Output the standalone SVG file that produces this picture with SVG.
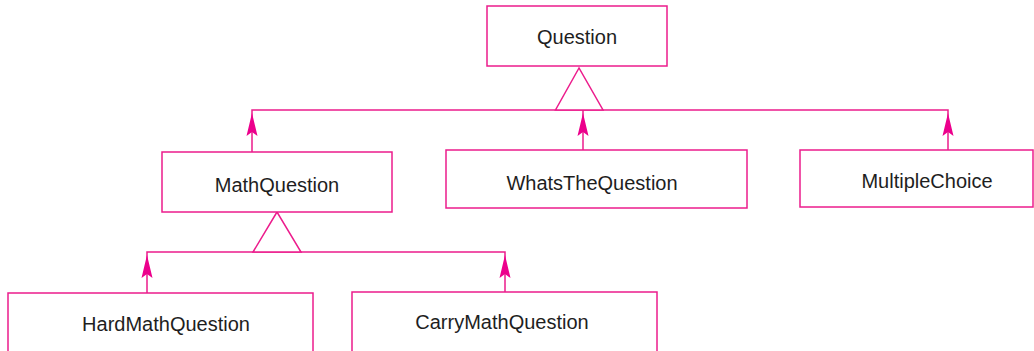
<svg xmlns="http://www.w3.org/2000/svg" width="1034" height="351" viewBox="0 0 1034 351">
  <style>
    .box { fill: #ffffff; stroke: #ec1c8c; stroke-width: 1.5; }
    .line { fill: none; stroke: #ec1c8c; stroke-width: 1.5; }
    .tri { fill: #ffffff; stroke: #ec1c8c; stroke-width: 1.5; }
    .head { fill: #ec008c; }
    .label { font-family: "Liberation Sans", Arial, sans-serif; font-size: 20px; fill: #1e1e1e; text-anchor: middle; }
  </style>
  <defs>
    <!-- barbed inheritance arrowhead, tip at origin pointing up -->
    <path id="head" class="head" d="M0,0 L5.5,23 L0,19 L-5.5,23 Z"/>
  </defs>
  <rect width="1034" height="351" fill="#ffffff"/>

  <g id="connectors">
    <!-- top generalization bus -->
    <polyline class="line" points="252,152 252,110 948,110 948,150"/>
    <line class="line" x1="583" y1="110" x2="583" y2="150"/>
    <polygon class="tri" points="579,68 555.5,110 603,110"/>
    <!-- second generalization bus -->
    <polyline class="line" points="147,293 147,252 505,252 505,292"/>
    <polygon class="tri" points="277,212 253,252 301,252"/>
    <!-- arrowheads -->
    <use href="#head" x="252" y="113"/>
    <use href="#head" x="583" y="113"/>
    <use href="#head" x="948" y="113"/>
    <use href="#head" x="147" y="255"/>
    <use href="#head" x="505" y="255"/>
  </g>

  <g id="question">
    <rect class="box" x="487" y="6" width="180" height="60"/>
    <text class="label" x="577" y="44">Question</text>
  </g>
  <g id="mathquestion">
    <rect class="box" x="162" y="152" width="230" height="60"/>
    <text class="label" x="277" y="192">MathQuestion</text>
  </g>
  <g id="whatsthequestion">
    <rect class="box" x="446" y="150" width="301" height="58"/>
    <text class="label" x="592" y="190">WhatsTheQuestion</text>
  </g>
  <g id="multiplechoice">
    <rect class="box" x="800" y="150" width="233" height="57"/>
    <text class="label" x="927" y="188">MultipleChoice</text>
  </g>
  <g id="hardmathquestion">
    <rect class="box" x="8" y="293" width="305" height="70"/>
    <text class="label" x="166" y="331">HardMathQuestion</text>
  </g>
  <g id="carrymathquestion">
    <rect class="box" x="352" y="292" width="305" height="70"/>
    <text class="label" x="502" y="329">CarryMathQuestion</text>
  </g>
</svg>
※ ※ ※
** AIM **
Repeat the data above exactly, but not the pictures.

** ANSWER BELOW **
Output the standalone SVG file that produces this picture with SVG.
<svg xmlns="http://www.w3.org/2000/svg" width="1034" height="351" viewBox="0 0 1034 351">
  <style>
    .box { fill: #ffffff; stroke: #ec1c8c; stroke-width: 1.5; }
    .line { fill: none; stroke: #ec1c8c; stroke-width: 1.5; }
    .tri { fill: #ffffff; stroke: #ec1c8c; stroke-width: 1.5; }
    .head { fill: #ec008c; }
    .label { font-family: "Liberation Sans", Arial, sans-serif; font-size: 20px; fill: #1e1e1e; text-anchor: middle; }
  </style>
  <defs>
    <!-- barbed inheritance arrowhead, tip at origin pointing up -->
    <path id="head" class="head" d="M0,0 L5.5,23 L0,19 L-5.5,23 Z"/>
  </defs>
  <rect width="1034" height="351" fill="#ffffff"/>

  <g id="connectors">
    <!-- top generalization bus -->
    <polyline class="line" points="252,152 252,110 948,110 948,150"/>
    <line class="line" x1="583" y1="110" x2="583" y2="150"/>
    <polygon class="tri" points="579,68 555.5,110 603,110"/>
    <!-- second generalization bus -->
    <polyline class="line" points="147,293 147,252 505,252 505,292"/>
    <polygon class="tri" points="277,212 253,252 301,252"/>
    <!-- arrowheads -->
    <use href="#head" x="252" y="113"/>
    <use href="#head" x="583" y="113"/>
    <use href="#head" x="948" y="113"/>
    <use href="#head" x="147" y="255"/>
    <use href="#head" x="505" y="255"/>
  </g>

  <g id="question">
    <rect class="box" x="487" y="6" width="180" height="60"/>
    <text class="label" x="577" y="44">Question</text>
  </g>
  <g id="mathquestion">
    <rect class="box" x="162" y="152" width="230" height="60"/>
    <text class="label" x="277" y="192">MathQuestion</text>
  </g>
  <g id="whatsthequestion">
    <rect class="box" x="446" y="150" width="301" height="58"/>
    <text class="label" x="592" y="190">WhatsTheQuestion</text>
  </g>
  <g id="multiplechoice">
    <rect class="box" x="800" y="150" width="233" height="57"/>
    <text class="label" x="927" y="188">MultipleChoice</text>
  </g>
  <g id="hardmathquestion">
    <rect class="box" x="8" y="293" width="305" height="70"/>
    <text class="label" x="166" y="331">HardMathQuestion</text>
  </g>
  <g id="carrymathquestion">
    <rect class="box" x="352" y="292" width="305" height="70"/>
    <text class="label" x="502" y="329">CarryMathQuestion</text>
  </g>
</svg>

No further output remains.